▶ _Problem requirements_
Quote the listing below in its entirety, omitting every image.

=== Supplied information ===

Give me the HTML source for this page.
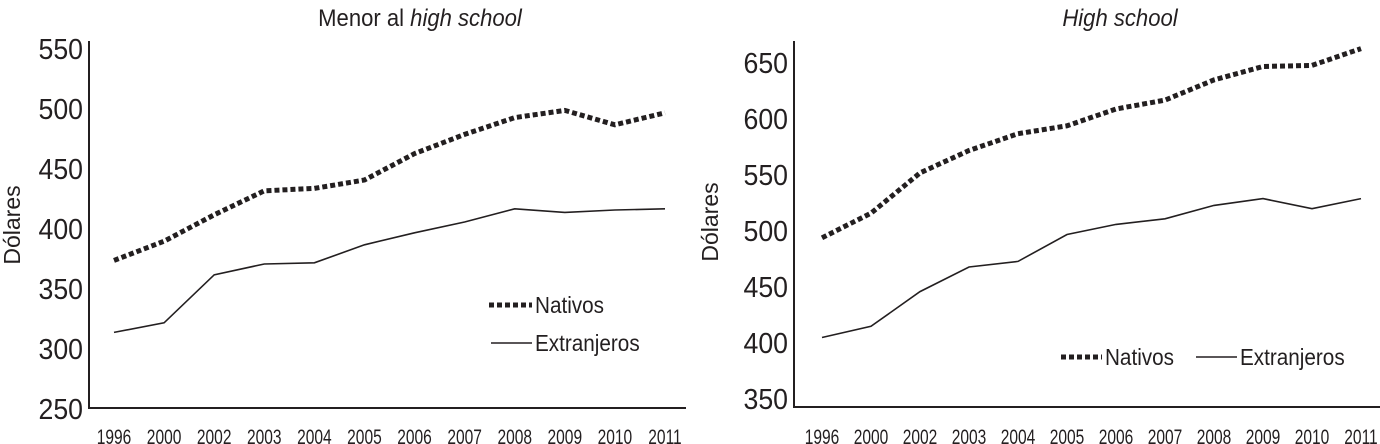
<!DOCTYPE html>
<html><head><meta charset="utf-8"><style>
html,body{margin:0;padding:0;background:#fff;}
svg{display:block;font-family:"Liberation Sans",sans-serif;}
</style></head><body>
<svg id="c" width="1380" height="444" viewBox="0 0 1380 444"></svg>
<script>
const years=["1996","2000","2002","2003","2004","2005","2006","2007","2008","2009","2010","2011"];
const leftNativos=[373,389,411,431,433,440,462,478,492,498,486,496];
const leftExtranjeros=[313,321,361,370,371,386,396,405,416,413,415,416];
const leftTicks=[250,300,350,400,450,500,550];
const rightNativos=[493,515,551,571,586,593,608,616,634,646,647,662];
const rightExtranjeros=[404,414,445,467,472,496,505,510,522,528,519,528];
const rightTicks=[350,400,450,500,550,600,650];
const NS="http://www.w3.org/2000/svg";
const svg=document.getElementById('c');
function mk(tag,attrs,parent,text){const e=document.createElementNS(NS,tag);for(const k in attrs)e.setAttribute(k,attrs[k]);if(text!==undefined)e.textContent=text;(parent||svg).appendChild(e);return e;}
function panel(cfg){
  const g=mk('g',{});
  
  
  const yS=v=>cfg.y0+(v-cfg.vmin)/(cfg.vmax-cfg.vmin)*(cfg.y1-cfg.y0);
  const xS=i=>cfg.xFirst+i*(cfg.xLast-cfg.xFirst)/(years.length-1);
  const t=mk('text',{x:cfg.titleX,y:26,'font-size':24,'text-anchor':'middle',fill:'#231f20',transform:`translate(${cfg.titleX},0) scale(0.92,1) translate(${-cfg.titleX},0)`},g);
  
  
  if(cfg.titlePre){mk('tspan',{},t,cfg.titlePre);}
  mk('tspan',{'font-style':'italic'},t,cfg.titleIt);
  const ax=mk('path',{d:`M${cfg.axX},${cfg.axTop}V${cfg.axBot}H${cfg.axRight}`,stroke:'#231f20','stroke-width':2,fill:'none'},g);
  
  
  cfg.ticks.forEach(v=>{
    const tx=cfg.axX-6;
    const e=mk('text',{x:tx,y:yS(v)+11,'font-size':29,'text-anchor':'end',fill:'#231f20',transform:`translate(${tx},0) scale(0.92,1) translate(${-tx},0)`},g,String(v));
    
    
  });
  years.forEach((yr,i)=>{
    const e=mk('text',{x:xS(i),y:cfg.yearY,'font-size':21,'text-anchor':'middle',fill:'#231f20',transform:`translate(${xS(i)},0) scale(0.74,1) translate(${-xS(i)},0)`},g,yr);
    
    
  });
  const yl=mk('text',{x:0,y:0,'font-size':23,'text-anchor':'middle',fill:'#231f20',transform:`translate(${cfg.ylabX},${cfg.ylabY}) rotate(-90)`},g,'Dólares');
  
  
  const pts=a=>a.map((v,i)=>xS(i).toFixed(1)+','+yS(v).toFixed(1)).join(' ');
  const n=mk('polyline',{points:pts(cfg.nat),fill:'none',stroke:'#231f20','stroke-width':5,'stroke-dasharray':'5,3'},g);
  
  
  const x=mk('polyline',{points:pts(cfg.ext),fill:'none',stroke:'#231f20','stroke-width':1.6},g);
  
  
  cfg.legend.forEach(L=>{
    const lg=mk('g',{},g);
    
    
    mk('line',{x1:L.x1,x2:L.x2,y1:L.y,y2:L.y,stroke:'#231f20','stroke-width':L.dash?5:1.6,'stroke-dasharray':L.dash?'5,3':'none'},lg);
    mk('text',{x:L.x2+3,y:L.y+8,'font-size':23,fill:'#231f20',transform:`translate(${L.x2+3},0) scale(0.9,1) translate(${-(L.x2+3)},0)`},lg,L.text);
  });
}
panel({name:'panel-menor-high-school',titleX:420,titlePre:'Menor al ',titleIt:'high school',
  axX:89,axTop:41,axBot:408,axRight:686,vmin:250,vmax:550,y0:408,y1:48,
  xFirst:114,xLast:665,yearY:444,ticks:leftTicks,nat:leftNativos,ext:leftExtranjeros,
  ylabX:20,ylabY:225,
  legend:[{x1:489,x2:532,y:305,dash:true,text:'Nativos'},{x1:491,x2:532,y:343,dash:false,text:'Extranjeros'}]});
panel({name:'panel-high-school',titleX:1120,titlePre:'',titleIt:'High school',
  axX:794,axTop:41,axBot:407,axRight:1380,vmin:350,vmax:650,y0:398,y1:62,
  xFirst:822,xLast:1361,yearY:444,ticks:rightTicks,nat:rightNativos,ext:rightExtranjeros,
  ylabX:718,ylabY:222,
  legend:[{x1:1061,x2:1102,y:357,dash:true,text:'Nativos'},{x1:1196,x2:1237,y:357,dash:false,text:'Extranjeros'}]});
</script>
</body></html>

===

▶ _Written answer_
Give me the HTML source for this page.
<!DOCTYPE html>
<html><head><meta charset="utf-8"><style>
html,body{margin:0;padding:0;background:#fff;}
svg{display:block;font-family:"Liberation Sans",sans-serif;}
</style></head><body>
<svg id="c" width="1380" height="444" viewBox="0 0 1380 444"></svg>
<script>
const years=["1996","2000","2002","2003","2004","2005","2006","2007","2008","2009","2010","2011"];
const leftNativos=[373,389,411,431,433,440,462,478,492,498,486,496];
const leftExtranjeros=[313,321,361,370,371,386,396,405,416,413,415,416];
const leftTicks=[250,300,350,400,450,500,550];
const rightNativos=[493,515,551,571,586,593,608,616,634,646,647,662];
const rightExtranjeros=[404,414,445,467,472,496,505,510,522,528,519,528];
const rightTicks=[350,400,450,500,550,600,650];
const NS="http://www.w3.org/2000/svg";
const svg=document.getElementById('c');
function mk(tag,attrs,parent,text){const e=document.createElementNS(NS,tag);for(const k in attrs)e.setAttribute(k,attrs[k]);if(text!==undefined)e.textContent=text;(parent||svg).appendChild(e);return e;}
function panel(cfg){
  const g=mk('g',{});
  
  
  const yS=v=>cfg.y0+(v-cfg.vmin)/(cfg.vmax-cfg.vmin)*(cfg.y1-cfg.y0);
  const xS=i=>cfg.xFirst+i*(cfg.xLast-cfg.xFirst)/(years.length-1);
  const t=mk('text',{x:cfg.titleX,y:26,'font-size':24,'text-anchor':'middle',fill:'#231f20',transform:`translate(${cfg.titleX},0) scale(0.92,1) translate(${-cfg.titleX},0)`},g);
  
  
  if(cfg.titlePre){mk('tspan',{},t,cfg.titlePre);}
  mk('tspan',{'font-style':'italic'},t,cfg.titleIt);
  const ax=mk('path',{d:`M${cfg.axX},${cfg.axTop}V${cfg.axBot}H${cfg.axRight}`,stroke:'#231f20','stroke-width':2,fill:'none'},g);
  
  
  cfg.ticks.forEach(v=>{
    const tx=cfg.axX-6;
    const e=mk('text',{x:tx,y:yS(v)+11,'font-size':29,'text-anchor':'end',fill:'#231f20',transform:`translate(${tx},0) scale(0.92,1) translate(${-tx},0)`},g,String(v));
    
    
  });
  years.forEach((yr,i)=>{
    const e=mk('text',{x:xS(i),y:cfg.yearY,'font-size':21,'text-anchor':'middle',fill:'#231f20',transform:`translate(${xS(i)},0) scale(0.74,1) translate(${-xS(i)},0)`},g,yr);
    
    
  });
  const yl=mk('text',{x:0,y:0,'font-size':23,'text-anchor':'middle',fill:'#231f20',transform:`translate(${cfg.ylabX},${cfg.ylabY}) rotate(-90)`},g,'Dólares');
  
  
  const pts=a=>a.map((v,i)=>xS(i).toFixed(1)+','+yS(v).toFixed(1)).join(' ');
  const n=mk('polyline',{points:pts(cfg.nat),fill:'none',stroke:'#231f20','stroke-width':5,'stroke-dasharray':'5,3'},g);
  
  
  const x=mk('polyline',{points:pts(cfg.ext),fill:'none',stroke:'#231f20','stroke-width':1.6},g);
  
  
  cfg.legend.forEach(L=>{
    const lg=mk('g',{},g);
    
    
    mk('line',{x1:L.x1,x2:L.x2,y1:L.y,y2:L.y,stroke:'#231f20','stroke-width':L.dash?5:1.6,'stroke-dasharray':L.dash?'5,3':'none'},lg);
    mk('text',{x:L.x2+3,y:L.y+8,'font-size':23,fill:'#231f20',transform:`translate(${L.x2+3},0) scale(0.9,1) translate(${-(L.x2+3)},0)`},lg,L.text);
  });
}
panel({name:'panel-menor-high-school',titleX:420,titlePre:'Menor al ',titleIt:'high school',
  axX:89,axTop:41,axBot:408,axRight:686,vmin:250,vmax:550,y0:408,y1:48,
  xFirst:114,xLast:665,yearY:444,ticks:leftTicks,nat:leftNativos,ext:leftExtranjeros,
  ylabX:20,ylabY:225,
  legend:[{x1:489,x2:532,y:305,dash:true,text:'Nativos'},{x1:491,x2:532,y:343,dash:false,text:'Extranjeros'}]});
panel({name:'panel-high-school',titleX:1120,titlePre:'',titleIt:'High school',
  axX:794,axTop:41,axBot:407,axRight:1380,vmin:350,vmax:650,y0:398,y1:62,
  xFirst:822,xLast:1361,yearY:444,ticks:rightTicks,nat:rightNativos,ext:rightExtranjeros,
  ylabX:718,ylabY:222,
  legend:[{x1:1061,x2:1102,y:357,dash:true,text:'Nativos'},{x1:1196,x2:1237,y:357,dash:false,text:'Extranjeros'}]});
</script>
</body></html>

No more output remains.